__Given exercise__. How does the data below read from its first line through the line containing "time_s = list(range(0, 703, 18))"? Print those lines exactly.
======== Provided material ========
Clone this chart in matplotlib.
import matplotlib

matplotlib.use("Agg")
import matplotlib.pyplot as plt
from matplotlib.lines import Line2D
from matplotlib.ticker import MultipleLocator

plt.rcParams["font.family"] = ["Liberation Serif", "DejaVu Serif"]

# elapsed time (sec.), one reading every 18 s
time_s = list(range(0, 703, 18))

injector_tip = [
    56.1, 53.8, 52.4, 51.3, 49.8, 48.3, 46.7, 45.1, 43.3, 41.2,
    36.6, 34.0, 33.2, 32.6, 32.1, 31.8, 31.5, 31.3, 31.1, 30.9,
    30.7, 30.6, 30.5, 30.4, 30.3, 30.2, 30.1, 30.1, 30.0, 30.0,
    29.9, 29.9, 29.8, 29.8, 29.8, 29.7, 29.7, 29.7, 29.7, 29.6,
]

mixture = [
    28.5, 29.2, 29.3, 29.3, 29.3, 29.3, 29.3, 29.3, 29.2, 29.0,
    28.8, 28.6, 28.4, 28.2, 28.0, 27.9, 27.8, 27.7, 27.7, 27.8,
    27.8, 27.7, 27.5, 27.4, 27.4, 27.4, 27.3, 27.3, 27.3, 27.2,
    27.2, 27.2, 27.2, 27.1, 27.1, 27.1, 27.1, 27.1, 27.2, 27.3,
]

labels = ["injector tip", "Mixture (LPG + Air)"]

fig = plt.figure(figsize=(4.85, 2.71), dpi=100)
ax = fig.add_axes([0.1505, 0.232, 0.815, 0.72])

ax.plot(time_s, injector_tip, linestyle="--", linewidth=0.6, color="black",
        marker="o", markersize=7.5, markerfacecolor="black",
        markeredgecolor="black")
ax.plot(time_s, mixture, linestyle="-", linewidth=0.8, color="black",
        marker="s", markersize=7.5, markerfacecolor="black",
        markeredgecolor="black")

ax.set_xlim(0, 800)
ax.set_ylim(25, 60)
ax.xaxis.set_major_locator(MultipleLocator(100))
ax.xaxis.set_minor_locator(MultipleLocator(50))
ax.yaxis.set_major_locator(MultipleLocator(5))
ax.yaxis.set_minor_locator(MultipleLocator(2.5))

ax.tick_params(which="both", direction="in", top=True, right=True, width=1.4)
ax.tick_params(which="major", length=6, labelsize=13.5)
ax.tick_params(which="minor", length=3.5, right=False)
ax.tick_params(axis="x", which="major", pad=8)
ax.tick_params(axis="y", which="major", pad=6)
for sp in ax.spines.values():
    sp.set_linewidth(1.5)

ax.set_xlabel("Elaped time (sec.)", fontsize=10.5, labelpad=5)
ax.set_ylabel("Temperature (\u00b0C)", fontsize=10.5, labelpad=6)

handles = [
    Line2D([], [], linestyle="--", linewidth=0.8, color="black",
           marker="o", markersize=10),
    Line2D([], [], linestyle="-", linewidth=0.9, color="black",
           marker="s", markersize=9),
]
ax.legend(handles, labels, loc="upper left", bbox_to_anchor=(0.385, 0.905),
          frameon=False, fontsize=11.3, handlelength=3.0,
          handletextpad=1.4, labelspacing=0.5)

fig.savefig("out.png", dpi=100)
========
__Result of the exercise__.
Clone this chart in matplotlib.
import matplotlib

matplotlib.use("Agg")
import matplotlib.pyplot as plt
from matplotlib.lines import Line2D
from matplotlib.ticker import MultipleLocator

plt.rcParams["font.family"] = ["Liberation Serif", "DejaVu Serif"]

# elapsed time (sec.), one reading every 18 s
time_s = list(range(0, 703, 18))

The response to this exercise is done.